**WHAT YOU ARE ASKED TO DO:**
Leaving out the pictures, retype the lines from the beginning of the listing through the line containing "import matplotlib.pyplot as plt".

**COLLECTED MATERIAL:**
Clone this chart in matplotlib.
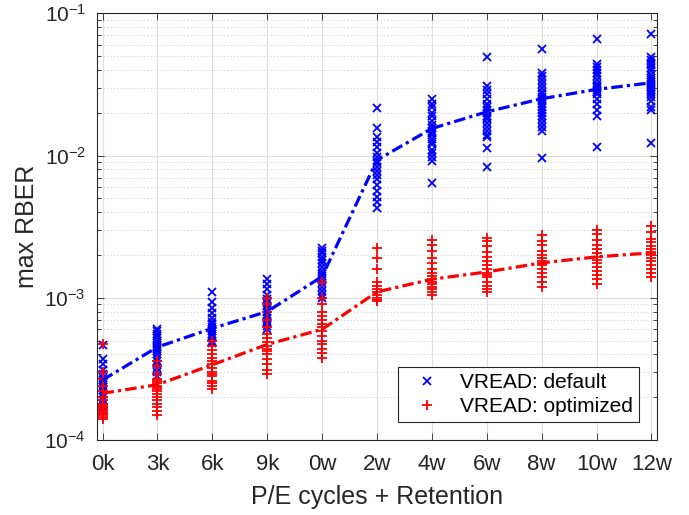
import numpy as np
import matplotlib.pyplot as plt

plt.rcParams['font.family'] = ['Liberation Sans', 'DejaVu Sans']
plt.rcParams['mathtext.fontset'] = 'custom'
plt.rcParams['mathtext.rm'] = 'Liberation Sans'
plt.rcParams['mathtext.it'] = 'Liberation Sans:italic'

stages = ['0k', '3k', '6k', '9k', '0w', '2w', '4w', '6w', '8w', '10w', '12w']

# per-block max RBER samples, VREAD default
vread_default = [
    [4.65e-4, 3.7e-4, 3.4e-4, 3.1e-4, 2.9e-4, 2.75e-4, 2.65e-4, 2.55e-4, 2.45e-4, 2.35e-4,
     2.25e-4, 2.1e-4, 2.0e-4, 1.9e-4, 1.8e-4, 1.7e-4, 1.6e-4],
    [6.0e-4, 5.8e-4, 5.6e-4, 5.4e-4, 5.2e-4, 5.0e-4, 4.8e-4, 4.6e-4, 4.5e-4, 4.4e-4,
     4.2e-4, 4.0e-4, 3.8e-4, 3.6e-4, 3.4e-4, 3.2e-4, 3.0e-4, 2.8e-4],
    [1.1e-3, 9.3e-4, 8.5e-4, 7.8e-4, 7.2e-4, 6.8e-4, 6.5e-4, 6.2e-4, 6.0e-4, 5.8e-4,
     5.6e-4, 5.4e-4, 5.2e-4, 5.0e-4, 4.8e-4],
    [1.35e-3, 1.25e-3, 1.15e-3, 1.05e-3, 9.8e-4, 9.2e-4, 8.8e-4, 8.4e-4, 8.0e-4, 7.6e-4,
     7.2e-4, 6.9e-4, 6.6e-4, 6.3e-4, 6.0e-4],
    [2.25e-3, 2.15e-3, 2.05e-3, 1.95e-3, 1.85e-3, 1.75e-3, 1.65e-3, 1.55e-3, 1.48e-3, 1.42e-3,
     1.35e-3, 1.28e-3, 1.2e-3, 1.12e-3, 1.05e-3, 1.0e-3],
    [0.0215, 0.0155, 0.0135, 0.0125, 0.0115, 0.0105, 0.0098, 0.0092, 0.0088, 0.0083,
     0.0078, 0.0073, 0.0068, 0.0062, 0.0056, 0.0051, 0.0047, 0.0043],
    [0.025, 0.023, 0.022, 0.02, 0.019, 0.0175, 0.0165, 0.0155, 0.015, 0.0145,
     0.014, 0.013, 0.0125, 0.012, 0.011, 0.0105, 0.0098, 0.0092, 0.0064],
    [0.049, 0.031, 0.029, 0.027, 0.025, 0.023, 0.022, 0.021, 0.020, 0.019,
     0.0185, 0.018, 0.017, 0.016, 0.015, 0.014, 0.0135, 0.0113, 0.0083],
    [0.056, 0.038, 0.036, 0.034, 0.032, 0.030, 0.028, 0.027, 0.026, 0.025,
     0.024, 0.023, 0.022, 0.021, 0.020, 0.019, 0.018, 0.017, 0.016, 0.015, 0.0096],
    [0.066, 0.044, 0.042, 0.040, 0.038, 0.036, 0.034, 0.032, 0.031, 0.030,
     0.029, 0.028, 0.027, 0.025, 0.023, 0.021, 0.019, 0.0115],
    [0.071, 0.049, 0.047, 0.045, 0.043, 0.041, 0.039, 0.037, 0.035, 0.034, 0.033,
     0.032, 0.031, 0.030, 0.029, 0.028, 0.027, 0.026, 0.024, 0.022, 0.021, 0.0123],
]

# per-block max RBER samples, VREAD optimized
vread_optimized = [
    [4.7e-4, 3.0e-4, 2.7e-4, 2.4e-4, 2.2e-4, 2.0e-4, 1.9e-4, 1.8e-4, 1.75e-4, 1.7e-4,
     1.65e-4, 1.6e-4, 1.55e-4, 1.5e-4, 1.45e-4, 1.4e-4],
    [3.6e-4, 3.3e-4, 2.9e-4, 2.7e-4, 2.6e-4, 2.5e-4, 2.4e-4, 2.35e-4, 2.3e-4, 2.2e-4,
     2.1e-4, 2.0e-4, 1.9e-4, 1.8e-4, 1.7e-4, 1.6e-4, 1.5e-4],
    [5.0e-4, 4.6e-4, 4.3e-4, 4.0e-4, 3.8e-4, 3.6e-4, 3.4e-4, 3.2e-4, 3.0e-4, 2.9e-4,
     2.8e-4, 2.6e-4, 2.5e-4, 2.4e-4, 2.3e-4],
    [1.0e-3, 9.0e-4, 8.0e-4, 7.0e-4, 6.2e-4, 5.6e-4, 5.2e-4, 4.9e-4, 4.6e-4, 4.4e-4,
     4.2e-4, 4.0e-4, 3.7e-4, 3.4e-4, 3.1e-4, 2.9e-4],
    [1.3e-3, 1.0e-3, 9.0e-4, 8.0e-4, 7.5e-4, 7.0e-4, 6.5e-4, 6.2e-4, 5.8e-4, 5.4e-4,
     5.0e-4, 4.7e-4, 4.4e-4, 4.1e-4, 3.8e-4],
    [2.25e-3, 1.9e-3, 1.6e-3, 1.3e-3, 1.22e-3, 1.16e-3, 1.1e-3, 1.05e-3, 1.0e-3, 9.7e-4, 9.5e-4],
    [2.55e-3, 2.35e-3, 2.15e-3, 1.9e-3, 1.75e-3, 1.6e-3, 1.5e-3, 1.42e-3, 1.35e-3, 1.3e-3,
     1.25e-3, 1.2e-3, 1.15e-3, 1.1e-3, 1.05e-3],
    [2.65e-3, 2.5e-3, 2.3e-3, 2.1e-3, 1.95e-3, 1.8e-3, 1.7e-3, 1.6e-3, 1.5e-3, 1.45e-3,
     1.4e-3, 1.3e-3, 1.22e-3, 1.15e-3, 1.1e-3],
    [2.75e-3, 2.5e-3, 2.35e-3, 2.15e-3, 2.0e-3, 1.9e-3, 1.82e-3, 1.75e-3, 1.7e-3, 1.6e-3,
     1.5e-3, 1.4e-3, 1.3e-3, 1.2e-3],
    [3.0e-3, 2.8e-3, 2.55e-3, 2.35e-3, 2.2e-3, 2.05e-3, 1.95e-3, 1.85e-3, 1.75e-3, 1.65e-3,
     1.55e-3, 1.45e-3, 1.35e-3, 1.25e-3],
    [3.2e-3, 2.9e-3, 2.6e-3, 2.45e-3, 2.3e-3, 2.2e-3, 2.1e-3, 2.05e-3, 2.0e-3, 1.9e-3,
     1.8e-3, 1.7e-3, 1.6e-3, 1.5e-3, 1.4e-3],
]

# average curves
default_avg = [2.64e-4, 4.5e-4, 6.1e-4, 8.0e-4, 1.41e-3, 9.3e-3, 0.0155, 0.0203, 0.0251, 0.0292, 0.0325]
optimized_avg = [2.13e-4, 2.45e-4, 3.38e-4, 4.7e-4, 6.0e-4, 1.1e-3, 1.35e-3, 1.52e-3, 1.76e-3, 1.94e-3, 2.07e-3]

dark = (0.15, 0.15, 0.15)

fig = plt.figure(figsize=(6.89, 5.15), dpi=100)
ax = fig.add_axes([0.1408, 0.1456, 0.8127, 0.8285])

x = np.arange(len(stages))
for i in range(len(stages)):
    ax.plot(np.full(len(vread_default[i]), i), vread_default[i], 'x', color='b',
            ms=5.5, mew=1.3, label='VREAD: default' if i == 0 else None)
for i in range(len(stages)):
    ax.plot(np.full(len(vread_optimized[i]), i), vread_optimized[i], '+', color='r',
            ms=7.5, mew=1.3, label='VREAD: optimized' if i == 0 else None)

ax.plot(x, default_avg, color='b', lw=2.3, dashes=(3.6, 1.3, 1.0, 1.3))
ax.plot(x, optimized_avg, color='r', lw=2.3, dashes=(3.6, 1.3, 1.0, 1.3))

ax.set_yscale('log')
ax.set_ylim(1e-4, 1e-1)
ax.set_xlim(-0.1, 10.1)
ax.set_xticks(x)
ax.set_xticklabels(stages)

ax.tick_params(which='both', direction='in', top=True, right=True, colors=dark,
               width=0.6)
ax.tick_params(axis='x', labelsize=16, pad=10)
ax.tick_params(axis='y', labelsize=15, pad=8)
ax.tick_params(which='major', length=5)
ax.tick_params(which='minor', length=3)
ax.tick_params(axis='x', which='minor', bottom=False, top=False)
for s in ax.spines.values():
    s.set_color(dark)
    s.set_linewidth(0.8)

ax.grid(which='major', color=(0.87, 0.87, 0.87), lw=0.8)
ax.grid(which='minor', axis='y', color=(0.75, 0.75, 0.75), ls=(0, (1, 3)), lw=0.6)
ax.set_axisbelow(True)

ax.set_xlabel('P/E cycles + Retention', fontsize=18, color=dark, labelpad=7)
ax.set_ylabel('max RBER', fontsize=18, color=dark, labelpad=4)

leg = ax.legend(loc='lower right', fontsize=15, fancybox=False, framealpha=1,
                edgecolor=dark, handlelength=2.2, handletextpad=0.5,
                borderaxespad=0.85, labelspacing=0.25, borderpad=0.3)
leg.get_frame().set_linewidth(0.8)

fig.savefig('out.png', dpi=100)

**CORRECT RESULT:**
Clone this chart in matplotlib.
import numpy as np
import matplotlib.pyplot as plt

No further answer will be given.